Null sentinels (N/A, empty, null, none, -) are ignored during inference and stored as SQL NULL on insert.

Important: types are fixed at CREATE TABLE IF NOT EXISTS. Re-ingesting into an existing all-TEXT table does not alter column types. Drop bulk_ni_{id} and re-run the writer to pick up new inference rules.

Column catalog entry

Each column in tables[].columns[] includes:


{
  "name": "KB_VEHICLE_SPEED",
  "postgresType": "double precision",
  "valueKind": "number",
  "nullable": true,
  "sampleValue": 12.5
}

Field	Use for downstream tools
`valueKind`	Portable type for UI binding, chart axes, and API consumers
`postgresType`	Exact Postgres type for SQL generation
`nullable`	Whether SQL `NULL` is expected
`sampleValue`	Quick preview (strings truncated)

Query result JSON from system-bulk-analytics-query returns typed cell values in rows (numbers and booleans as JSON numbers/booleans, not strings).

Join keys

Default catalog joinKeys:


["heat_session_id", "heat_node_output_id", "heat_source_session_id"]

Use these to correlate rows across csv_* tables or to tie analytics rows back to core session metadata.

Example join:


SELECT
  a.heat_session_id,
  a."KB_VEHICLE_SPEED" AS speed,
  b."KB_BIO_HEART_RATE" AS heart_rate
FROM "csv_vehicle_hash" AS a
JOIN "csv_bio_hash" AS b
  ON a.heat_session_id = b.heat_session_id
WHERE a."KB_VEHICLE_SPEED" > 50
LIMIT 1000

Replace table names with values from your catalog tables keys and use each table’s qualifiedFrom for quoting.

SQL patterns (`system-bulk-analytics-query`)

Ingest ledger


SELECT COUNT(*) AS total_ingested FROM "_ingested_outputs"


SELECT table_name, SUM(row_count) AS row_count
FROM "_ingested_outputs"
GROUP BY table_name
ORDER BY table_name

Range filter on typed numeric column

When valueKind is number or integer:


SELECT heat_session_id, "KB_VEHICLE_SPEED"
FROM "csv_a1b2c3d4"
WHERE "KB_VEHICLE_SPEED" > 50
ORDER BY "KB_VEHICLE_SPEED" DESC
LIMIT 500

No CAST is required for correctly inferred types.

Time window

When valueKind is timestamp:


SELECT heat_session_id, "KB_VEHICLE_CAPTURED_DATE_TIME (IS0 8601)"
FROM "csv_a1b2c3d4"
WHERE "KB_VEHICLE_CAPTURED_DATE_TIME (IS0 8601)" >= TIMESTAMPTZ '2026-05-27T00:00:00Z'
  AND "KB_VEHICLE_CAPTURED_DATE_TIME (IS0 8601)" < TIMESTAMPTZ '2026-05-28T00:00:00Z'
LIMIT 10000

Columns that stayed `string`

Mixed labels (N/A, gear names, and similar) remain text. Use CAST or regex guards:


SELECT *
FROM "csv_a1b2c3d4"
WHERE "KB_VEHICLE_PHYS_GEAR" ~ '^[0-9]+$'

Security constraints

The query node accepts SELECT-only SQL (including WITH … SELECT). DDL, DML, COPY, and multiple statements are rejected. Use maxRows (default 10000, cap 100000) to limit result size.

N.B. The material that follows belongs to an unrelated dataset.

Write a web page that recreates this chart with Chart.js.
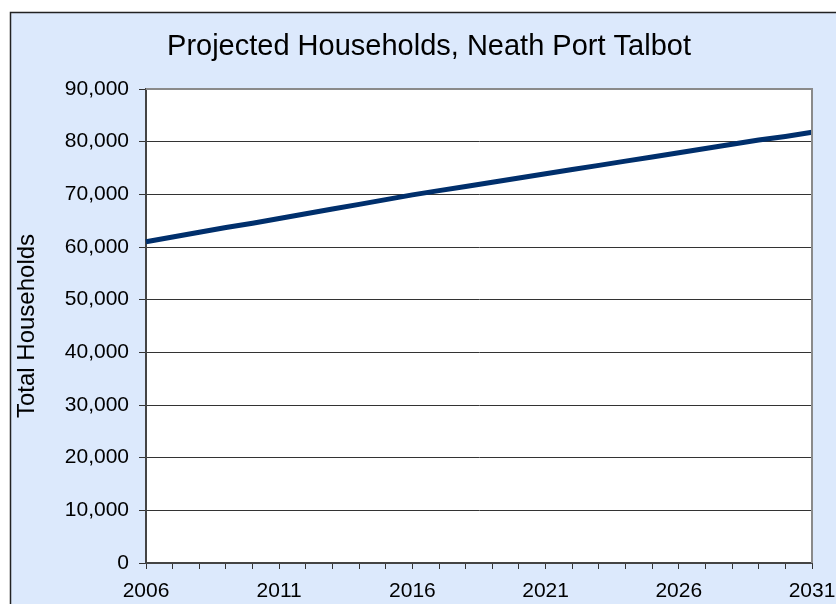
<!DOCTYPE html>
<html>
<head>
<meta charset="utf-8">
<script src="https://cdn.jsdelivr.net/npm/chart.js@4/dist/chart.umd.min.js"></script>
<style>
  html, body { margin: 0; padding: 0; background: #fff; }
  #wrap { width: 836px; height: 604px; }
</style>
</head>
<body>
<div id="wrap"><canvas id="chart" width="836" height="604"></canvas></div>
<script>
// years along the x axis
const years = [
  '2006', '2007', '2008', '2009', '2010', '2011', '2012', '2013', '2014',
  '2015', '2016', '2017', '2018', '2019', '2020', '2021', '2022', '2023',
  '2024', '2025', '2026', '2027', '2028', '2029', '2030', '2031'
];
// projected households
const households = [
  61000, 61900, 62800, 63700, 64500, 65400, 66300, 67200, 68100,
  69000, 69900, 70700, 71500, 72300, 73100, 73900, 74700, 75500,
  76300, 77100, 77900, 78700, 79500, 80300, 81000, 81800
];
// years that get a label under the axis
const labelledYears = ['2006', '2011', '2016', '2021', '2026', '2031'];

const FONT = "'Liberation Sans', Arial, sans-serif";

// blue frame behind the chart, white plot area, top/right plot border
const frame = {
  id: 'frame',
  beforeDraw(chart) {
    const c = chart.ctx;
    const a = chart.chartArea;
    c.save();
    c.fillStyle = '#fff';
    c.fillRect(0, 0, chart.width, chart.height);
    c.fillStyle = '#dce9fc';
    c.fillRect(10, 12, chart.width - 10, chart.height - 12);
    c.strokeStyle = '#222';
    c.lineWidth = 1.5;
    c.beginPath();
    c.moveTo(10.5, chart.height);
    c.lineTo(10.5, 12.5);
    c.lineTo(chart.width, 12.5);
    c.stroke();
    c.fillStyle = '#fff';
    c.fillRect(a.left, a.top, a.right - a.left, a.bottom - a.top);
    c.restore();
  },
  afterDraw(chart) {
    const c = chart.ctx;
    const a = chart.chartArea;
    c.save();
    c.strokeStyle = '#8a8a8a';
    c.lineWidth = 2;
    c.beginPath();
    c.moveTo(a.left, a.top);
    c.lineTo(a.right, a.top);
    c.lineTo(a.right, a.bottom);
    c.stroke();
    c.restore();
  }
};

new Chart(document.getElementById('chart'), {
  type: 'line',
  data: {
    labels: years,
    datasets: [{
      label: 'Total Households',
      data: households,
      borderColor: '#002f6c',
      borderWidth: 5,
      pointRadius: 0,
      tension: 0,
      fill: false
    }]
  },
  options: {
    responsive: false,
    animation: false,
    layout: { padding: { left: 22, right: 0, top: 12, bottom: 0 } },
    plugins: {
      legend: { display: false },
      tooltip: { enabled: false },
      title: {
        display: true,
        text: 'Projected Households, Neath Port Talbot',
        color: '#000',
        font: { family: FONT, size: 29, weight: 'normal' },
        padding: { top: 17.5, bottom: 24.7 }
      }
    },
    scales: {
      x: {
        grid: { drawOnChartArea: false, drawTicks: true, tickLength: 6, color: '#333' },
        border: { color: '#444', width: 2 },
        ticks: {
          autoSkip: false,
          maxRotation: 0,
          padding: 10,
          color: '#000',
          font: { family: FONT, size: 21 },
          callback: function(v) {
            const y = this.getLabelForValue(v);
            return labelledYears.includes(y) ? y : '';
          }
        },
        afterFit: s => {
          s.height = 41;
          s.paddingLeft = 0;
          s.paddingRight = 0;
        }
      },
      y: {
        min: 0,
        max: 90000,
        grid: { color: '#333', lineWidth: 1, tickLength: 7 },
        border: { color: '#444', width: 2 },
        ticks: {
          stepSize: 10000,
          padding: 10,
          color: '#000',
          font: { family: FONT, size: 21 },
          callback: v => v.toLocaleString('en-US')
        },
        title: {
          display: true,
          text: 'Total Households',
          color: '#000',
          font: { family: FONT, size: 24 },
          padding: { top: -9, bottom: 0 }
        },
        afterFit: s => { s.width = 124; }
      },
      // empty axis that only keeps room on the right
      y2: {
        position: 'right',
        display: true,
        grid: { display: false },
        border: { display: false },
        ticks: { display: false },
        afterFit: s => { s.width = 24; }
      }
    }
  },
  plugins: [frame]
});
</script>
</body>
</html>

Using the catalog in Arbex

bulk-analytics-arbex-sample reads query output shape:


{
  "tables": {
    "ingest_summary": {
      "columns": ["total_ingested"],
      "rows": [[237]]
    }
  }
}

Arbex scripts can map columns + rows into heat.dataservice value channels and layout builders. See the script embedded in the shipped template and Arbex API reference.